All’insegna di un confronto tra antico e moderno è anche Angelica che fugge, conferenza sull’Orlando furioso di Ludovico Ariosto. All’interno di una dimensione tutta fatta di parole, di inganni di immagini e di figure che si muovono nella variazione incessante e nella mutevolezza, il meraviglioso non ha fine, mentre gli eroi girano a vuoto come il divenire e la fortuna.

 

“Leggendo il poema ariostesco, l’impressione più sicura è che nel suo spazio si possa muoversi solo così, cioè vagando di pensiero in pensiero senza badare a dove si va, o perdendo la strada del tutto. Ed è perché questo spazio, con tutte le sue linee divaganti, deviazioni e discontinuità, porta già in sé il senso dell’errare in una vaga lontananza”, p. 74.

 

Ecco che il meraviglioso come dimensione inafferrabile e inenarrabile che crea sconcerto è presente anche in La piazza universale di tutti i misteri, lo scritto dedicato a La Piazza Universale di tutte le professioni del mondo di Tomaso Garzoni. Celati mostra come l’immenso catalogo di Garzoni non sia che la creazione di un universo parallelo fatto di parole, senza intenzioni né direzione, in un tripudio di gratuità e divagazioni che si fanno mascherata e messa in scena, mentre ricordano il potere magico dell’affabulare. L’uomo vive, cioè, “in forma di parole”:

 

“[…] l’accumulazione di parole – il fatto che le parole siano usate come puri materiali da ammassare sulla pagina, per cui le pagine diventano magazzini di parole, senza un’idea di tipo narrativo […] o trattatistico. […] C’è qui un’idea quasi nominalistica della lingua, perché in accumulazioni così fatte, ogni nome riguarda una cosa singola in particolare, non un ordine generale di cose”, p. 117.

 

Segue la prefazione dal titolo Imbriani, il favolare, l’ingenuità e lo scarabocchio, che dice la purezza del movimento, del fraseggio, del canto, della linea, del divertimento contro ogni desiderio di stabilizzazione, di significazione, di categorizzazione:

 

“[…] la nostra scrittura alfabetica elimina: l’instabile lavoro degli accenti tonici che decidono l’impulso ritmico e l’articolazione delle sillabe che può diventare nenia o ecolalia, e infine il gesto eccessivo dello scarabocchio che può diventare segno decorativo, arzigogolo, segno runico, segno fatato, liquidazione a sorpresa di tutta la coscienza raziocinante”, pp. 142-143; “Ciò che conta è che la lingua vada in una terra incognita”, p. 146.

 

Il favoloso e il meraviglioso, in altri termini, ci mettono in guardia dalla rappresentazione del mondo:

 

“La rappresentazione riposa sul principio che una forma rappresentativa rispecchi la cosa rappresentata, e in qualche modo la afferri o la catturi come in una fotografia”, Discorso sull’aldilà della prosa, p. 264.

 

In Antonio Delfini ad alta voce, introduzione a un volume dello scrittore modenese, Celati scrive ancora in merito alla distanza tra narrazione e ciò che viene chiamato reale:

 

“Un racconto è prima di tutto una promessa d’emozione, con la proiezione d’un ordine del possibile nelle sue parole. Non sarà mai la copia di un evento reale, ma piuttosto una proliferazione del linguaggio su se stesso”, p. 226.

 

Secondo questa prospettiva, ci ricorda Celati, lo stesso scrittore faticherà a riconoscersi nelle proprie parole: “Però, solo in base a quel decentramento, io riesco a capire che la lingua non è un puro strumento al servizio delle mie intenzioni, ma una melodia che procede per conto suo verso l’eventualità dell’impensato”, p. 227.

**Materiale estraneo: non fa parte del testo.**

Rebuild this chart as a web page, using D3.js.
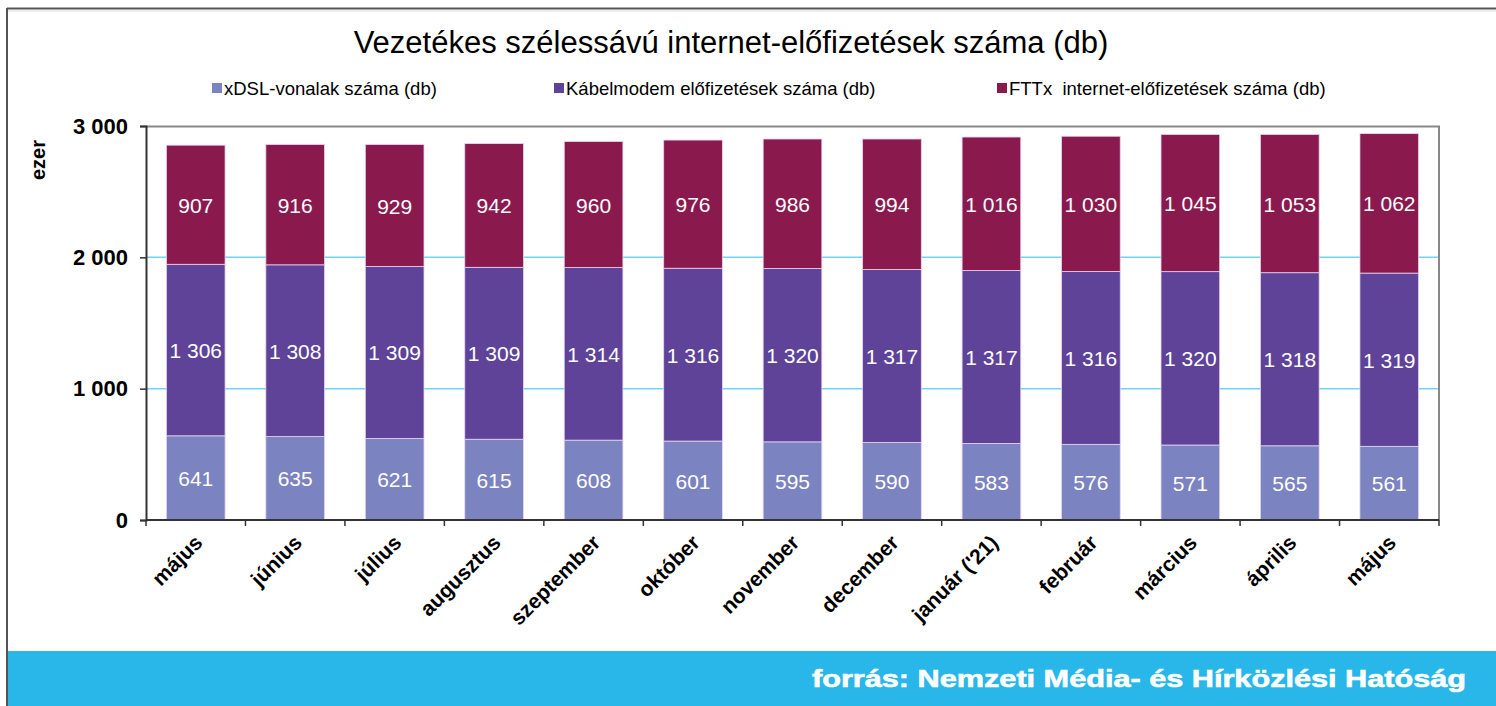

Contro le pretese del realismo di poter definire, afferrare e conoscere la realtà; contro l’ansia dell’attualità e di un racconto costituito di accadimenti e fatti (in fondo i “fatti sono la messa in posa di certi eventi per distinguerli da altri, secondo una graduatoria di valori”, D’Arzo, lo stile di chi è straniero ovunque, p. 195), si staglia l’incompiuto, l’irrisolto, il frammentario, l’incertezza e l’indeterminatezza delle percezioni che si ha del mondo.

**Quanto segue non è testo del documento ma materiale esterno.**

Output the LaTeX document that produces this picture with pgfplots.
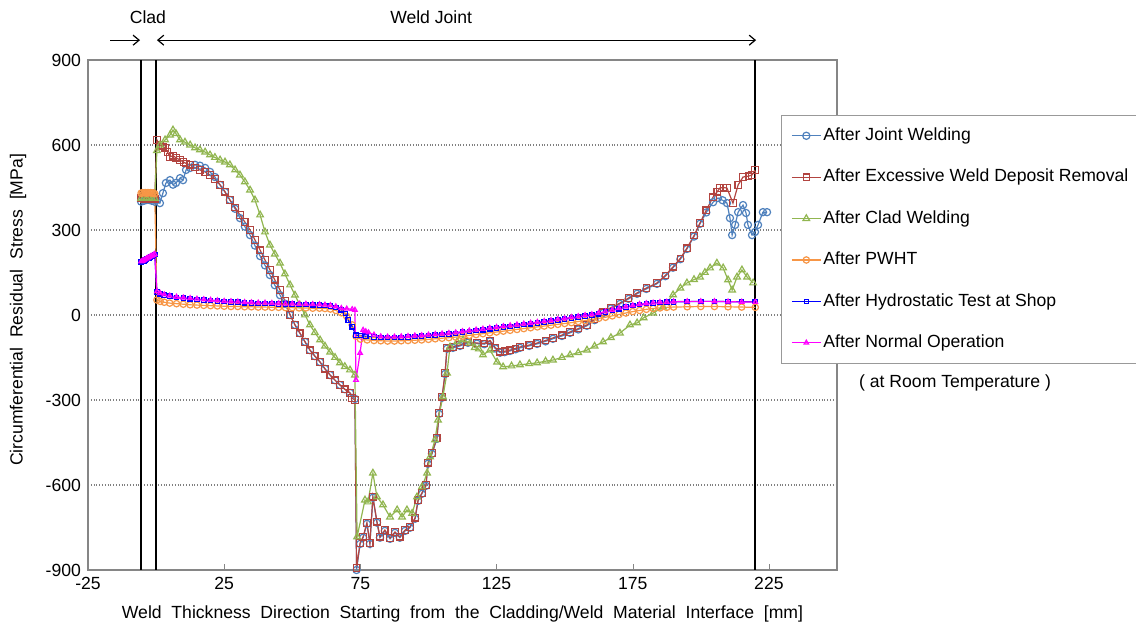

E in Tozzi, vedere con gli occhi chiusi, attraverso un’analisi delle opere dello scrittore senese (in particolare del romanzo Con gli occhi chiusi), Celati ricorda la necessità dello stupore davanti al mondo, uno stupore che è libertà dai valori e dalle categorie di bene e male. Nella dispersione in particolari privi di centro e nel girare senza meta della vicenda del romanzo, Celati riconosce “una continua voglia di alzare gli occhi verso il punto più lontano, e perdersi con lo sguardo nell’indeterminatezza dell’aperto”, p. 182.